Many Public sector employees end up being on the incorrect pay scale for two main reasons
- Starting off on the wrong grade from the start or
- Being put on the incorrect grade after switching positions, locations or departments.
For example, as a general rule, nurses will come in to their first job at pay scale 4 grade. This is because they will have been allowed their college years as a scale payment, what sometimes happens is that they start at scale 1 instead of 4 etc and it is never amended. In addition to being paid incorrectly, they could also be paying more tax incorrectly and are due a refund.
It is very important that every employee checks this on a regular basis.
Pensionable and Non Pensionable Allowances- what’s the differences?
Pensionable allowances include:
- Approved special allowances payable in respect of higher qualifications or higher degrees.
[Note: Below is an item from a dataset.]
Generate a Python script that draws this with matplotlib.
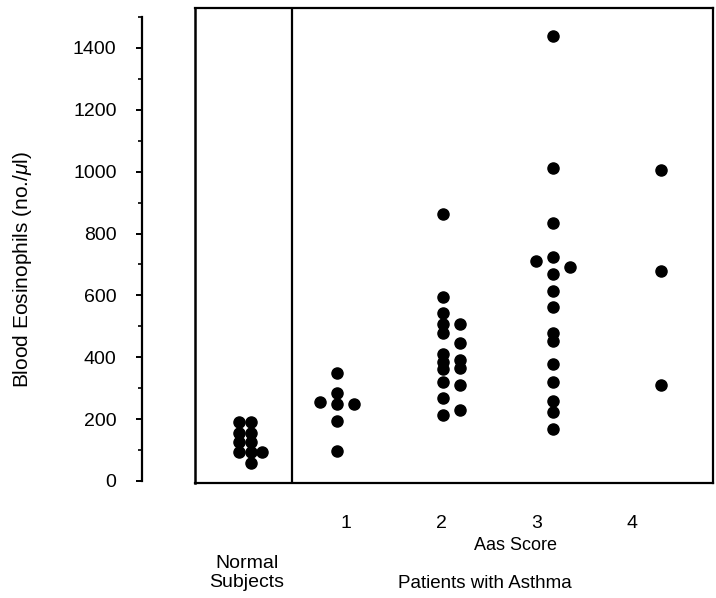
import matplotlib
matplotlib.use("Agg")
import matplotlib.pyplot as plt
from matplotlib.ticker import MultipleLocator

plt.rcParams['font.family'] = ['Liberation Sans', 'DejaVu Sans']
plt.rcParams['mathtext.fontset'] = 'custom'
plt.rcParams['mathtext.it'] = 'Liberation Sans:italic'
plt.rcParams['mathtext.rm'] = 'Liberation Sans'

# ---- data (blood eosinophils, no./ul) ----
score_labels = ["1", "2", "3", "4"]
score_ticks = [1, 2, 3, 4]

# group centre on the x scale, and column index (horizontal jitter) for each dot
normal_center = 0.0
normal_values = [192, 156, 127, 93, 192, 156, 127, 93, 57, 93]
normal_cols = [-1, -1, -1, -1, 0, 0, 0, 0, 0, 1]

score1_center = 0.905
score1_values = [348, 284, 256, 249, 248, 194, 98]
score1_cols = [0, 0, -1, 0, 1, 0, 0]

score2_center = 2.02
score2_values = [864, 594, 542, 506, 477, 411, 386, 361, 321, 267, 213,
                 506, 445, 391, 364, 310, 229]
score2_cols = [0] * 11 + [1] * 6

score3_center = 3.17
score3_values = [1437, 1013, 833, 723, 668, 614, 561, 480, 454, 377, 321, 259, 224, 167,
                 712, 693]
score3_cols = [0] * 14 + [-1, 1]

score4_center = 4.30
score4_values = [1006, 680, 311]
score4_cols = [0, 0, 0]

groups = [
    (normal_center, normal_values, normal_cols, 0.12),
    (score1_center, score1_values, score1_cols, 0.18),
    (score2_center, score2_values, score2_cols, 0.18),
    (score3_center, score3_values, score3_cols, 0.18),
    (score4_center, score4_values, score4_cols, 0.18),
]

W, H = 716, 598
fig = plt.figure(figsize=(W / 100, H / 100), dpi=100)
ax = fig.add_axes([195 / W, 1 - 483 / H, (713 - 195) / W, (483 - 8) / H])

for center, vals, cols, step in groups:
    xs = [center + c * step for c in cols]
    ax.plot(xs, vals, 'o', color='black', markersize=8, linestyle='none', clip_on=False)

ax.set_xlim(-0.584, 4.85)
ax.set_ylim(-6.5, 1529)

# frame
for s in ['top', 'right', 'bottom']:
    ax.spines[s].set_linewidth(1.6)
ax.spines['left'].set_position(('outward', 38))
ax.spines['left'].set_bounds(0, 1500)
ax.spines['left'].set_linewidth(1.6)
ax.plot([0, 0], [0, 1], transform=ax.transAxes, color='black', lw=1.8, clip_on=False)
ax.axvline(0.434, color='black', lw=1.6)

# y axis ticks
ax.yaxis.set_major_locator(MultipleLocator(200))
ax.yaxis.set_minor_locator(MultipleLocator(100))
ax.set_yticks(range(0, 1401, 200))
ax.tick_params(axis='y', which='major', length=4.5, width=1.4, pad=14, labelsize=14)
ax.tick_params(axis='y', which='minor', length=3, width=1.2)
ax.set_ylabel(r'Blood Eosinophils (no./$\mu$l)', fontsize=15)
ax.yaxis.set_label_coords(-0.31, 0.45)

# x axis ticks
ax.set_xticks(score_ticks)
ax.set_xticklabels(score_labels)
ax.tick_params(axis='x', which='both', length=0, pad=23, labelsize=14)

fig.text(516 / W, 1 - 545 / H, "Aas Score", ha='center', va='center', fontsize=13)
fig.text(247 / W, 1 - 573 / H, "Normal\nSubjects", ha='center', va='center',
         fontsize=14, linespacing=1.1)
fig.text(485 / W, 1 - 584 / H, "Patients with Asthma", ha='center', va='center', fontsize=13.5)

fig.savefig("out.png", dpi=100)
- Approved allowances payable in respect of special certificates.
- Approved allowances in relation to special duties, or for working in particular work areas (e.g. location allowances, theatre allowances paid to nurses)
- Living out allowances and approved stand by.
- Approved allowances payable to staff roster within normal working week for weekend, night, bank holiday duty.
Non-Pensionable Allowances include:
The following are not included in your pensionable remuneration;
- Overtime payments, call-out/on-call allowances apart from the special allowances referred to above, are not normally pensionable.
- Overtime, commission, gratuity, special fees, travelling and subsistence allowance are not pensionable payments.
Cost Neutral Early retirement
If you retire prior to your NRA or before you qualify for the 35 years rule (pre-2004 employees only), you have 2 options in drawing down your pension;
Defer drawing down benefits until NRA to avoid any penalties
Draw down pension benefits and incur the relevant penalties to your tax-free lump sum and pension. Please see the table below which shows how these penalties are applied;
INSERT TABLE FROM REPORT
If you give birth to a child, or reach the 24th week of pregnancy, you are entitled to 26 weeks paid maternity leave and 16 weeks’ additional unpaid maternity leave.
Maternity leave will ordinarily begin on such day as you select, unless medically certified that the leave should commence on a particular date.
However, the commencement date must be no later than 2 weeks before the due date and four weeks must be taken after the baby’s birth.
If the birth occurs a week before you started your maternity leave, then the maternity leave must start immediately and the employer must be informed.
Unpaid maternity leave commences on the day immediately following completion of paid maternity leave, you have the option to take a maximum of 16 consecutive week’s statutory additional unpaid maternity leave.
If you avail of statutory additional unpaid maternity leave you may be entitled to receive PRSI credits.
Taking a Career Break
You can be granted a career break for any of the following reasons:
- domestic reasons, e.g. child-rearing;
- educational purposes, e.g. to attain a post-graduate qualification;
- Foreign travel.
You must have completed your probation period to be eligible to apply for a career break.
If you are still on probation you may be granted a career break in exceptional circumstances, e.g. to cope with unusual domestic difficulties, however your period of probation is extended by the length of the career break.
The minimum period for a career break is one year (except where leave is required to cope with unusual domestic difficulties) and the maximum period is five years.
You may take a career break immediately following a period of special leave with nominal pay provided the combined leave does not exceed five years.